(THE EXERCISE) Report only the number of lines holding "matplotlib".

(DATA PROVIDED)
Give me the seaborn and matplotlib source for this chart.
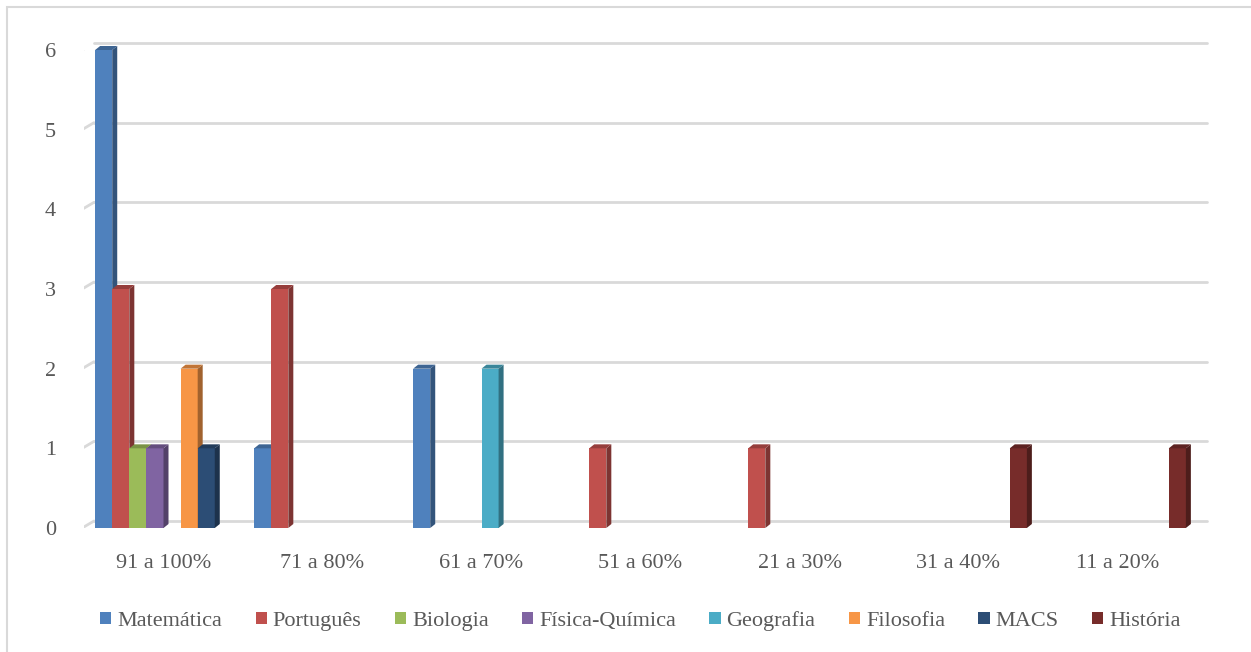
import matplotlib
matplotlib.use("Agg")
import matplotlib.pyplot as plt
import matplotlib.transforms as mtransforms
from matplotlib.patches import Polygon, Rectangle
import seaborn as sns
import pandas as pd
import numpy as np

faixas = ["91 a 100%", "71 a 80%", "61 a 70%", "51 a 60%", "21 a 30%", "31 a 40%", "11 a 20%"]
disciplinas = ["Matemática", "Português", "Biologia", "Física-Química",
               "Geografia", "Filosofia", "MACS", "História"]
matematica = [6, 1, 2, 0, 0, 0, 0]
portugues = [3, 3, 0, 1, 1, 0, 0]
biologia = [1, 0, 0, 0, 0, 0, 0]
fisica_quimica = [1, 0, 0, 0, 0, 0, 0]
geografia = [0, 0, 2, 0, 0, 0, 0]
filosofia = [2, 0, 0, 0, 0, 0, 0]
macs = [1, 0, 0, 0, 0, 0, 0]
historia = [0, 0, 0, 0, 0, 1, 1]

cores = ["#4F81BD", "#C0504D", "#9BBB59", "#8064A2",
         "#4BACC6", "#F79646", "#2C4D75", "#772C2A"]

series = [matematica, portugues, biologia, fisica_quimica,
          geografia, filosofia, macs, historia]
linhas = []
for nome, valores in zip(disciplinas, series):
    for faixa, v in zip(faixas, valores):
        linhas.append({"faixa": faixa, "disciplina": nome, "valor": v})
df = pd.DataFrame(linhas)

sns.set_style("white")
plt.rcParams['font.family'] = ['Liberation Serif', 'DejaVu Serif']
cinza = "#595959"
tam = 16

fig = plt.figure(figsize=(12.51, 6.52), dpi=100)
W, H = 1251, 652
ax = fig.add_axes([84 / W, 1 - 528 / H, (1197 - 84) / W, (528 - 50) / H])

sns.barplot(data=df, x="faixa", y="valor", hue="disciplina", order=faixas,
            hue_order=disciplinas, palette=cores, width=0.86, linewidth=0,
            saturation=1, ax=ax)

ax.set_xlim(-0.5, len(faixas) - 0.5)
ax.set_ylim(0, 6)
ax.set_yticks(range(0, 7))
ax.set_xlabel("")
ax.set_ylabel("")
for s in ax.spines.values():
    s.set_visible(False)
ax.tick_params(axis="both", length=0, labelsize=tam, labelcolor=cinza)
ax.tick_params(axis="y", pad=20)
ax.tick_params(axis="x", pad=19)

# gridlines on the back wall (3D offset) plus diagonal stubs on the side wall
off = mtransforms.ScaledTranslation(10 / 100, 7 / 100, fig.dpi_scale_trans)
recuo = mtransforms.ScaledTranslation(-7 / 100, -3 / 100, fig.dpi_scale_trans)
ytrans = ax.get_yaxis_transform()
for y in range(0, 7):
    ax.plot([0, 1], [y, y], transform=ytrans + off, color="#D9D9D9", lw=2, zorder=1,
            clip_on=False)
    p0 = (ytrans + recuo).transform((0, y))
    p1 = (ytrans + off).transform((0, y))
    ax.add_line(plt.Line2D([p0[0], p1[0]], [p0[1], p1[1]], transform=None,
                           color="#D9D9D9", lw=2, zorder=1))

# 3D side and top faces; bars further right sit in front
fig.canvas.draw()
inv = ax.transData.inverted()
o = ax.transData.transform((0, 0))
d = inv.transform((o[0] + 5, o[1] + 4))
dx, dy = d[0], d[1]
barras = [p for p in ax.patches if p.get_height() > 0]
barras.sort(key=lambda p: p.get_x())
for i, patch in enumerate(barras):
    h = patch.get_height()
    x0 = patch.get_x()
    x1 = x0 + patch.get_width()
    z = 5 + i * 0.01
    patch.set_zorder(z)
    cor = np.array(patch.get_facecolor()[:3])
    lado = Polygon([(x1, 0), (x1, h), (x1 + dx, h + dy), (x1 + dx, dy)],
                   closed=True, facecolor=cor * 0.65, linewidth=0, zorder=z,
                   clip_on=False)
    topo = Polygon([(x0, h), (x0 + dx, h + dy), (x1 + dx, h + dy), (x1, h)],
                   closed=True, facecolor=cor * 0.78, linewidth=0, zorder=z,
                   clip_on=False)
    ax.add_patch(lado)
    ax.add_patch(topo)

handles, labels = ax.get_legend_handles_labels()
ax.legend(handles, labels, loc="center",
          bbox_to_anchor=(0.5, (1 - 621 / H - (1 - 528 / H)) / ((528 - 50) / H)),
          ncol=8, frameon=False, fontsize=tam, handlelength=0.5, handleheight=0.5,
          handletextpad=0.27, columnspacing=1.5, labelcolor=cinza)

fig.patches.append(Rectangle((7 / W, -0.1), 1.2, 1 - 7 / H + 0.1, transform=fig.transFigure,
                             fill=False, edgecolor="#D9D9D9", linewidth=1.5))

fig.savefig("out.png", dpi=100)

(TASK SOLUTION) 6